What to produce:
Set down all of the data that follows word for word, without the images.
## start Material provided
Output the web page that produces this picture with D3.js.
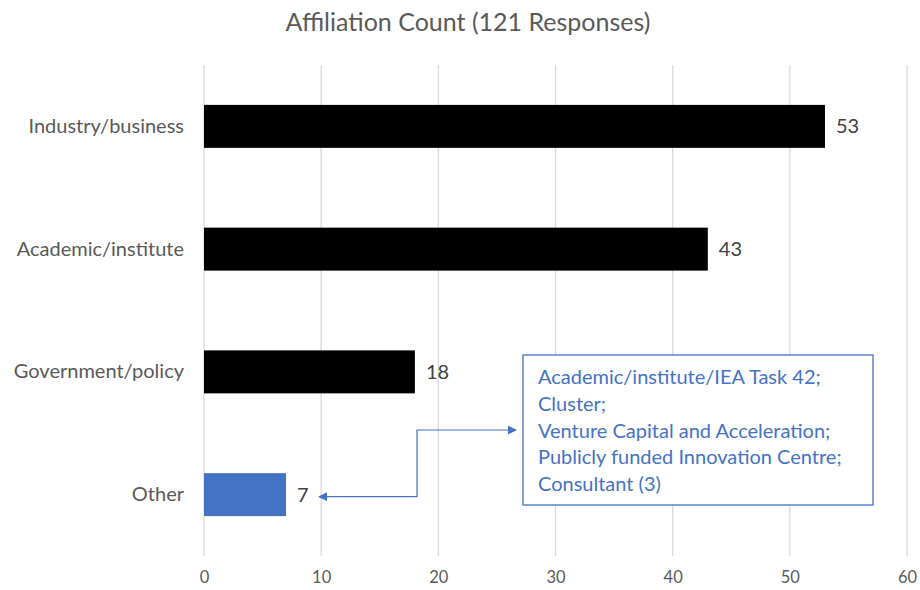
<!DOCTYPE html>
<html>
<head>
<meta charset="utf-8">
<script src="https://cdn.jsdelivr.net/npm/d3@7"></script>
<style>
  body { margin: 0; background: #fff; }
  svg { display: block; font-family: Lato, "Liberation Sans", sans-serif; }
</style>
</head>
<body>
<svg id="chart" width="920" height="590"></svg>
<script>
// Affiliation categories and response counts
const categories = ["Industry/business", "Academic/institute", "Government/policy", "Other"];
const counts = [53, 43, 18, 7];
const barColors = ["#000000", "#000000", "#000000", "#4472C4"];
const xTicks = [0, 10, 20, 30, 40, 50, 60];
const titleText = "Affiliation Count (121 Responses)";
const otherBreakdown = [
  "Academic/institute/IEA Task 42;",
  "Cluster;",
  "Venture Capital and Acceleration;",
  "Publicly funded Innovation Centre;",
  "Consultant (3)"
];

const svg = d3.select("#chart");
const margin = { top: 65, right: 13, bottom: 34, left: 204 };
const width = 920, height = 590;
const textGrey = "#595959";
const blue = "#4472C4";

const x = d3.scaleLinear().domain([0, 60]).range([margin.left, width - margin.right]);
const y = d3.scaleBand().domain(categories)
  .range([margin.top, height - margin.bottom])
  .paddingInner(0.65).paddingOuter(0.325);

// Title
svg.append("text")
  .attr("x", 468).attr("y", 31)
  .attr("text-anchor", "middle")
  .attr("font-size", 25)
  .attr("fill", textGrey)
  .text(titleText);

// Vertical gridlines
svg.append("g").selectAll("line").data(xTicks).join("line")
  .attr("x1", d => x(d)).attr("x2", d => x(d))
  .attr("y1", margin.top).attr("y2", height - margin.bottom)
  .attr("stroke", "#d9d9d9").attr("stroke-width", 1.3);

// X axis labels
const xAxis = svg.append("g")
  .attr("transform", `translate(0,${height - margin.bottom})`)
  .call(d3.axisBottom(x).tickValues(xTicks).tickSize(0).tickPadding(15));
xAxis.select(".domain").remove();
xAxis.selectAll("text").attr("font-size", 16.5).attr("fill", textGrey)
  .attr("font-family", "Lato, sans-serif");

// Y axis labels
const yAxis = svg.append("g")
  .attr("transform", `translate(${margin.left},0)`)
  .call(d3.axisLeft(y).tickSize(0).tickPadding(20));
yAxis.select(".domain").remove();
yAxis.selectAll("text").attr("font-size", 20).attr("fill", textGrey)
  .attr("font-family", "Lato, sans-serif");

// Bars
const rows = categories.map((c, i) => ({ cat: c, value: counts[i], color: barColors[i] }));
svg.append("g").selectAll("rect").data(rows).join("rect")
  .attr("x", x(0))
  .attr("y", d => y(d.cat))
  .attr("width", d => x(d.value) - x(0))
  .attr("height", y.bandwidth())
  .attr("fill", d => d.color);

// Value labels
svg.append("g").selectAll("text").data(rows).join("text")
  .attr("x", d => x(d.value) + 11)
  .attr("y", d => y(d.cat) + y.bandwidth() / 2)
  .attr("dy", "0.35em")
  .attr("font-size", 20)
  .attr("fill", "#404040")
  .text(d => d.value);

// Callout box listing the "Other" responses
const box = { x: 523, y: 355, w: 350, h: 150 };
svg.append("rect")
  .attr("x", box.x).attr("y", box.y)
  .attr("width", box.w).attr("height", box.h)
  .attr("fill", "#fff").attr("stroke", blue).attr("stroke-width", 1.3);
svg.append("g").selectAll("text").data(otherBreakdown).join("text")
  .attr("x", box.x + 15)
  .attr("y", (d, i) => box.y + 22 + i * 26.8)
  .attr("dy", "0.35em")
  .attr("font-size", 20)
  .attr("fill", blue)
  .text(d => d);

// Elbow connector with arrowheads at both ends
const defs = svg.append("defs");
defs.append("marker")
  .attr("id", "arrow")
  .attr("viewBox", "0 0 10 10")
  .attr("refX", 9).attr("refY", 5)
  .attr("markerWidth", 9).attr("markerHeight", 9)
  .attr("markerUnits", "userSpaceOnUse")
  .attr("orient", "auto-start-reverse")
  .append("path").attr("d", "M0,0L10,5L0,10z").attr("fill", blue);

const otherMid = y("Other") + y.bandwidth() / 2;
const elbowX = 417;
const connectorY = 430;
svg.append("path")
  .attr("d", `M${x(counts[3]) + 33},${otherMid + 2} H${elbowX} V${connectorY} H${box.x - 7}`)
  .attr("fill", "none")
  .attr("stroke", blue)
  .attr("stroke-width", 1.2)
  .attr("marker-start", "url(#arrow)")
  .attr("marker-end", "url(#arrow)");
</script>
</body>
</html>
## end Material provided
Right answer:
Output the web page that produces this picture with D3.js.
<!DOCTYPE html>
<html>
<head>
<meta charset="utf-8">
<script src="https://cdn.jsdelivr.net/npm/d3@7"></script>
<style>
  body { margin: 0; background: #fff; }
  svg { display: block; font-family: Lato, "Liberation Sans", sans-serif; }
</style>
</head>
<body>
<svg id="chart" width="920" height="590"></svg>
<script>
// Affiliation categories and response counts
const categories = ["Industry/business", "Academic/institute", "Government/policy", "Other"];
const counts = [53, 43, 18, 7];
const barColors = ["#000000", "#000000", "#000000", "#4472C4"];
const xTicks = [0, 10, 20, 30, 40, 50, 60];
const titleText = "Affiliation Count (121 Responses)";
const otherBreakdown = [
  "Academic/institute/IEA Task 42;",
  "Cluster;",
  "Venture Capital and Acceleration;",
  "Publicly funded Innovation Centre;",
  "Consultant (3)"
];

const svg = d3.select("#chart");
const margin = { top: 65, right: 13, bottom: 34, left: 204 };
const width = 920, height = 590;
const textGrey = "#595959";
const blue = "#4472C4";

const x = d3.scaleLinear().domain([0, 60]).range([margin.left, width - margin.right]);
const y = d3.scaleBand().domain(categories)
  .range([margin.top, height - margin.bottom])
  .paddingInner(0.65).paddingOuter(0.325);

// Title
svg.append("text")
  .attr("x", 468).attr("y", 31)
  .attr("text-anchor", "middle")
  .attr("font-size", 25)
  .attr("fill", textGrey)
  .text(titleText);

// Vertical gridlines
svg.append("g").selectAll("line").data(xTicks).join("line")
  .attr("x1", d => x(d)).attr("x2", d => x(d))
  .attr("y1", margin.top).attr("y2", height - margin.bottom)
  .attr("stroke", "#d9d9d9").attr("stroke-width", 1.3);

// X axis labels
const xAxis = svg.append("g")
  .attr("transform", `translate(0,${height - margin.bottom})`)
  .call(d3.axisBottom(x).tickValues(xTicks).tickSize(0).tickPadding(15));
xAxis.select(".domain").remove();
xAxis.selectAll("text").attr("font-size", 16.5).attr("fill", textGrey)
  .attr("font-family", "Lato, sans-serif");

// Y axis labels
const yAxis = svg.append("g")
  .attr("transform", `translate(${margin.left},0)`)
  .call(d3.axisLeft(y).tickSize(0).tickPadding(20));
yAxis.select(".domain").remove();
yAxis.selectAll("text").attr("font-size", 20).attr("fill", textGrey)
  .attr("font-family", "Lato, sans-serif");

// Bars
const rows = categories.map((c, i) => ({ cat: c, value: counts[i], color: barColors[i] }));
svg.append("g").selectAll("rect").data(rows).join("rect")
  .attr("x", x(0))
  .attr("y", d => y(d.cat))
  .attr("width", d => x(d.value) - x(0))
  .attr("height", y.bandwidth())
  .attr("fill", d => d.color);

// Value labels
svg.append("g").selectAll("text").data(rows).join("text")
  .attr("x", d => x(d.value) + 11)
  .attr("y", d => y(d.cat) + y.bandwidth() / 2)
  .attr("dy", "0.35em")
  .attr("font-size", 20)
  .attr("fill", "#404040")
  .text(d => d.value);

// Callout box listing the "Other" responses
const box = { x: 523, y: 355, w: 350, h: 150 };
svg.append("rect")
  .attr("x", box.x).attr("y", box.y)
  .attr("width", box.w).attr("height", box.h)
  .attr("fill", "#fff").attr("stroke", blue).attr("stroke-width", 1.3);
svg.append("g").selectAll("text").data(otherBreakdown).join("text")
  .attr("x", box.x + 15)
  .attr("y", (d, i) => box.y + 22 + i * 26.8)
  .attr("dy", "0.35em")
  .attr("font-size", 20)
  .attr("fill", blue)
  .text(d => d);

// Elbow connector with arrowheads at both ends
const defs = svg.append("defs");
defs.append("marker")
  .attr("id", "arrow")
  .attr("viewBox", "0 0 10 10")
  .attr("refX", 9).attr("refY", 5)
  .attr("markerWidth", 9).attr("markerHeight", 9)
  .attr("markerUnits", "userSpaceOnUse")
  .attr("orient", "auto-start-reverse")
  .append("path").attr("d", "M0,0L10,5L0,10z").attr("fill", blue);

const otherMid = y("Other") + y.bandwidth() / 2;
const elbowX = 417;
const connectorY = 430;
svg.append("path")
  .attr("d", `M${x(counts[3]) + 33},${otherMid + 2} H${elbowX} V${connectorY} H${box.x - 7}`)
  .attr("fill", "none")
  .attr("stroke", blue)
  .attr("stroke-width", 1.2)
  .attr("marker-start", "url(#arrow)")
  .attr("marker-end", "url(#arrow)");
</script>
</body>
</html>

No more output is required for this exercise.